The impact of Rusty’s death did not end there, over the next few years Troop 81 of Waterloo NY raised funds and obtained supplies to build a cabin at Camp Babcock-Hovey in honor of “Rusty” Pedersen. Troop 81 was the first Troop to stay in Pedersen Lodge in 1973.
Pedersen Lodge was officially dedicated in 1974, as reported in the Finger Lakes Times-
“Scout Troop 81 officially opened the “Rusty Pedersen Memorial Lodge” last Friday with a dedication. Mrs. Dolores Pederson, Rusty’s mother, and many members of the First Presbyterian Church of Waterloo were present at the unveiling of the plaque over the door of the 20 by 40 foot building.’
Rusty, killed in a boat accident with his father, on Seneca Lake about three years ago, was a member of Troop 81. He was scheduled to be at Camp Babcock Hovey the day after he was killed in the boating accident, to work towards his Eagle Scout award. He had received his Life Scout award shortly before he died.
Bob Getz, Scoutmaster of Troop 81, had often dreamed of a building at the camp for winter camping. After Rusty’s death he stopped dreaming and began planning the lodge. The boys of the troop were enthusiastic over the idea. Bob and David Prosser, a committeeman of the troop, approached the members of the Presbyterian Church for help in financing the cost of the building.

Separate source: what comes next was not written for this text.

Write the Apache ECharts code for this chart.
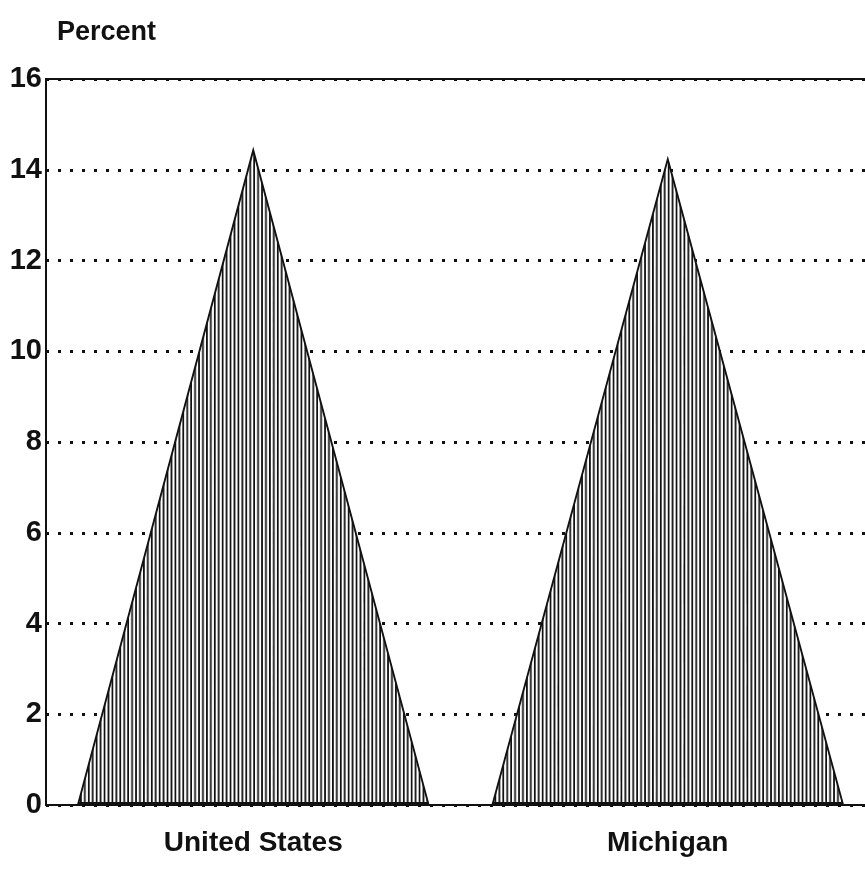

The church was more than willing to help, according to Scouts. Many needed items were donated or sold at cost by local lumber yards and hardware stores. Getz, a master carpenter by trade, designed the building. The entire project was made, nail by nail and board by board, by the boys and men of Troop 81.
The 20 by 40 foot building can sleep more than 20 boys and men at a time and has heat and lights. It was built in a grove of trees facing the large field on the south side of the camp, overlooking Seneca Lake.
According to Getz, many deer crossed the field while they were working on the building. The place was tested by the boys last winter and early this spring. Tom Reynolds, Scout administrator, commended the men, young and old, who remembered their friend in a way that can benefit hundreds of boys for many years to come.”